Les enchainements filmés montés en direct se substituent au temps du montage. Le temps du cinéma se superpose au temps du théâtre. La fluidité dans l’espace est donc impérative. Les axes de caméra sont précis et le décor doit rendre possible les mouvements sans risquer d’accrocher un élément qui romprait la véracité de l’espace cinématographique. Un élément mur/salon se transforme à plusieurs reprises en lit d’une chambre ou en cloison de bibliothèque.
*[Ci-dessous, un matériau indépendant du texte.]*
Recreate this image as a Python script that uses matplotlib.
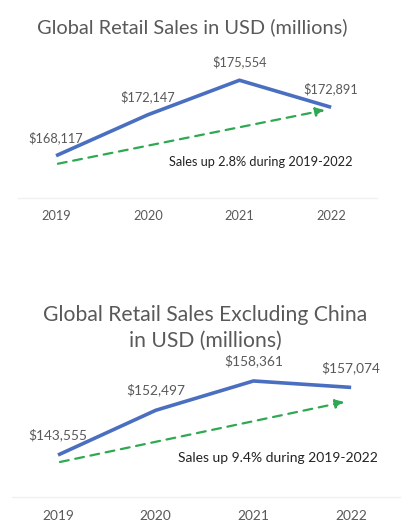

La forme du décor est le résultat des deux équations, théâtre et cinéma. Pour cette raison, les hauteurs des châssis qui figurent les murs intérieurs sont volontairement de tailles différentes. Les châssis du fond sont de taille plus importante, ce sont ceux que l’on distinguera de plus loin. A cour et jardin de taille moyenne et ceux qui sont à l’intérieur plus bas. La bizarrerie que cela engendre pour l’œil du spectateur de théâtre participe une fois de plus à rompre l’aspect d’un décor trop conventionnel au profit d’un objet « plastique ».
De même pour prolonger cette idée du sens que peuvent transmettre les volumes et le style de l’architecture, nous avons décidé de mouvoir la cuisine sur un chariot roulant de façon à ce qu’elle surgisse vers l’avant-scène, tel un puissant wagon. Celui des alliés de Christian, grâce à qui il peut sortir de son mutisme.
Ce qui n’est pas sans rappeler les mouvements des éléments de décor au passage de la caméra dans les films de Marcel L’Herbier.
Cyril Teste tenait à la présence d’un nombre minimum d’objets, indispensables à la mise en scène. Deux tableaux de Corot dont un représente le mythe d’Orphée et Eurydice dans un paysage de forêt. La caméra s’y promène régulièrement et s’exhale simultanément dans la salle l’odeur de la forêt (dispositif de parfums installé par Francis Kurdjian).
Les images de la forêt sont retravaillées par Hugo Arcier, puis intégrées et diffusées à la fin de la pièce. Julien Boizard est l’auteur de l’éclairage du décor. Il a utilisé la dernière génération de projecteurs Leds qui permettent une lumière très blanche et des modifications de lumière ultra sensibles ».